[Lustre-discuss] Recovery without end

Wed Feb 25 04:25:57 PST 2009

Hi all,

we have a problem with our production system (v. 1.6.5.1). It is in
recovery, but recovery never finishes.
The background are some unknown problems with the MDT, attempts to
restart the MDS etc. The MDT would start recovery, at some point during
recovery lose connection to its OSTs, restart recovery and so on.

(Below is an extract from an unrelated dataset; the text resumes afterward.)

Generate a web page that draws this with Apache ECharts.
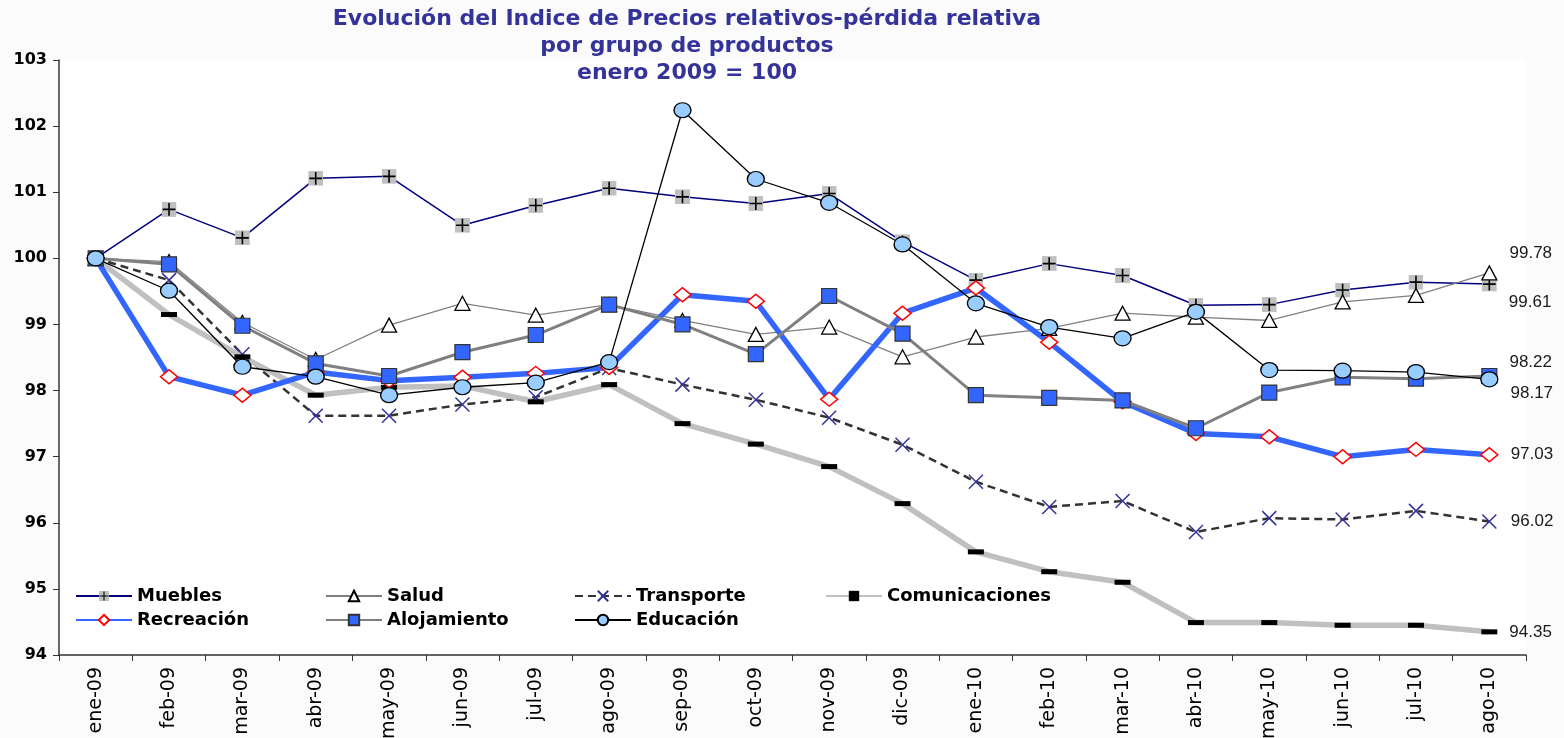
<!DOCTYPE html>
<html>
<head>
<meta charset="utf-8">
<script src="https://cdn.jsdelivr.net/npm/echarts@6/dist/echarts.min.js"></script>
<style>
html,body{margin:0;padding:0;background:#fbfbfb;}
#chart{width:1564px;height:738px;}
</style>
</head>
<body>
<div id="chart"></div>
<script>
var categories = ['ene-09','feb-09','mar-09','abr-09','may-09','jun-09','jul-09','ago-09','sep-09','oct-09','nov-09','dic-09','ene-10','feb-10','mar-10','abr-10','may-10','jun-10','jul-10','ago-10'];
var muebles        = [100, 100.74, 100.31, 101.21, 101.24, 100.50, 100.80, 101.06, 100.93, 100.83, 100.98, 100.25, 99.67, 99.92, 99.74, 99.29, 99.30, 99.52, 99.64, 99.61];
var salud          = [100, 99.95, 99.03, 98.47, 98.99, 99.32, 99.14, 99.30, 99.06, 98.85, 98.96, 98.51, 98.81, 98.94, 99.17, 99.11, 99.06, 99.34, 99.44, 99.78];
var transporte     = [100, 99.67, 98.55, 97.62, 97.62, 97.79, 97.90, 98.34, 98.09, 97.86, 97.59, 97.18, 96.62, 96.24, 96.33, 95.86, 96.07, 96.05, 96.18, 96.02];
var comunicaciones = [100, 99.15, 98.51, 97.93, 98.05, 98.07, 97.83, 98.09, 97.50, 97.19, 96.85, 96.29, 95.56, 95.26, 95.10, 94.49, 94.49, 94.45, 94.45, 94.35];
var recreacion     = [100, 98.21, 97.93, 98.28, 98.15, 98.20, 98.26, 98.35, 99.45, 99.35, 97.87, 99.17, 99.55, 98.73, 97.83, 97.35, 97.30, 97.00, 97.11, 97.03];
var alojamiento    = [100, 99.91, 98.98, 98.41, 98.22, 98.58, 98.84, 99.30, 99.00, 98.55, 99.43, 98.86, 97.93, 97.89, 97.85, 97.43, 97.97, 98.20, 98.18, 98.22];
var educacion      = [100, 99.51, 98.36, 98.21, 97.93, 98.05, 98.12, 98.43, 102.24, 101.20, 100.84, 100.21, 99.32, 98.96, 98.79, 99.19, 98.31, 98.30, 98.28, 98.17];
var yTicks = [94, 95, 96, 97, 98, 99, 100, 101, 102, 103];

var mueblesSvg = '<svg xmlns="http://www.w3.org/2000/svg" width="28" height="28"><rect x="0" y="0" width="28" height="28" fill="#c0c0c0"/><path d="M14 2V26M2 14H26" stroke="#000" stroke-width="3"/></svg>';
var mueblesSymbol = 'image://data:image/svg+xml;charset=utf-8,' + encodeURIComponent(mueblesSvg);

function withEndLabel(arr, offset) {
  var last = arr.length - 1;
  return arr.map(function (v, i) {
    if (i !== last) return v;
    return {
      value: v,
      label: {
        show: true, position: 'right', distance: 12, offset: offset,
        formatter: function (p) { return p.value.toFixed(2); },
        fontFamily: 'Liberation Sans, Arial, sans-serif', fontSize: 17, color: '#1a1a1a'
      }
    };
  });
}

var chart = echarts.init(document.getElementById('chart'), null, {renderer: 'canvas'});

var legendFont = {fontFamily: 'DejaVu Sans, sans-serif', fontSize: 18, fontWeight: 'bold', color: '#000'};
function mkLegend(name, left, top) {
  return {
    data: [name], left: left, top: top, itemWidth: 56, itemHeight: 13, itemGap: 6,
    padding: 0, textStyle: legendFont, selectedMode: false
  };
}

var option = {
  animation: false,
  backgroundColor: '#fbfbfb',
  title: {
    text: 'Evolución del Indice de Precios relativos-pérdida relativa\npor grupo de productos\nenero 2009 = 100',
    left: 682, top: 1, textAlign: 'center',
    textStyle: {fontFamily: 'DejaVu Sans, sans-serif', fontSize: 22, fontWeight: 'bold', color: '#333399', lineHeight: 27}
  },
  legend: [
    mkLegend('Muebles', 75, 587),
    mkLegend('Salud', 325, 587),
    mkLegend('Transporte', 574, 587),
    mkLegend('Comunicaciones', 825, 587),
    mkLegend('Recreación', 75, 611),
    mkLegend('Alojamiento', 325, 611),
    mkLegend('Educación', 574, 611)
  ],
  grid: {left: 59, right: 38, top: 60, bottom: 83, show: true, backgroundColor: '#ffffff', borderWidth: 0, outerBoundsMode: 'none', containLabel: false},
  xAxis: {
    type: 'category', data: categories, boundaryGap: true,
    axisLine: {show: true, lineStyle: {color: '#333', width: 1.5}},
    axisTick: {show: true, length: 6, inside: false, alignWithLabel: false, lineStyle: {color: '#333'}},
    axisLabel: {rotate: 90, margin: 12, fontFamily: 'DejaVu Sans, sans-serif', fontSize: 19, color: '#000', interval: 0},
    splitLine: {show: false}
  },
  yAxis: {
    type: 'value', min: yTicks[0], max: yTicks[yTicks.length - 1], interval: 1,
    axisLine: {show: true, lineStyle: {color: '#333', width: 1.5}},
    axisTick: {show: true, length: 6, lineStyle: {color: '#333'}},
    axisLabel: {margin: 12, fontFamily: 'DejaVu Sans, sans-serif', fontSize: 16, fontWeight: 'bold', color: '#000'},
    splitLine: {show: false}
  },
  series: [
    {
      name: 'Muebles', type: 'line', data: withEndLabel(muebles, [0, 18]),
      symbol: mueblesSymbol, symbolSize: 15,
      lineStyle: {color: '#000080', width: 1.5},
      itemStyle: {color: '#000080'}
    },
    {
      name: 'Salud', type: 'line', data: withEndLabel(salud, [0, -20]),
      symbol: 'triangle', symbolSize: [15, 14],
      lineStyle: {color: '#808080', width: 1.3},
      itemStyle: {color: '#ffffff', borderColor: '#000', borderWidth: 1.3}
    },
    {
      name: 'Transporte', type: 'line', data: withEndLabel(transporte, [0, 0]),
      symbol: 'path://M0,0L10,10M10,0L0,10', symbolSize: 14,
      lineStyle: {color: '#333333', width: 2.5, type: [8, 5]},
      itemStyle: {color: 'none', borderColor: '#333399', borderWidth: 1.5}
    },
    {
      name: 'Comunicaciones', type: 'line', data: withEndLabel(comunicaciones, [0, 0]),
      symbol: 'rect', symbolSize: [16, 5],
      lineStyle: {color: '#c0c0c0', width: 5.5},
      itemStyle: {color: '#000000'}
    },
    {
      name: 'Recreación', type: 'line', data: withEndLabel(recreacion, [0, 0]),
      symbol: 'diamond', symbolSize: [17, 14],
      lineStyle: {color: '#3366ff', width: 5.5},
      itemStyle: {color: '#ffffff', borderColor: '#ff0000', borderWidth: 1.5}
    },
    {
      name: 'Alojamiento', type: 'line', data: withEndLabel(alojamiento, [0, -14]),
      symbol: 'rect', symbolSize: 15,
      lineStyle: {color: '#808080', width: 3},
      itemStyle: {color: '#3366ff', borderColor: '#333333', borderWidth: 1.2}
    },
    {
      name: 'Educación', type: 'line', data: withEndLabel(educacion, [0, 14]),
      symbol: 'circle', symbolSize: [17, 15],
      lineStyle: {color: '#000000', width: 1.3},
      itemStyle: {color: '#99ccff', borderColor: '#000', borderWidth: 1.3}
    }
  ]
};
option.series.forEach(function (s) {
  s.showAllSymbol = true;
  s.emphasis = {disabled: true};
  s.silent = true;
  s.z = 2;
});
chart.setOption(option);
</script>
</body>
</html>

I then moved the service to a partner machine, where recovery started with
>>11:37:07: ... in recovery for at least 5:00, or until 415 clients
reconnect.

(I always understood these numbers as minutes, the
/proc/.../recovery_status usually starts at 3000 sec, though 5 min would
be a little less...)

The countdown went on until
>> 12:03:32:  ...227 clients in recovery for 1457s

Four minutes later, there were
>> 12:07:21: ...133 recoverable clients remain

Then something bad must have happened, because
>> 12:07:42:  ...121 clients in recovery for 20721s

Most of these clients seemed to be no problem, because only 4 minutes later
>> 12:11:52:  ...1 clients in recovery for 20471s

So far, the countdown continues, but of course these are extremely long
recovery times.

My questions:
Where might I have misconfigured the system to wait that much for a client?
Is there a command to abort the recovery?

All the OSTs seem to be connected and happy. I therefore guess that the
remaining client is just one client in the ususal sense - a batch node
or similar machine that still has the system mounted. Of course I would
not hesitate to kick out that client - or many of these if necessary -
but I don't know which it is.  So another question: How to find out
about the identities of clients, recoverable/in recovery/without
problems/gone for good ?

Many thanks,
Thomas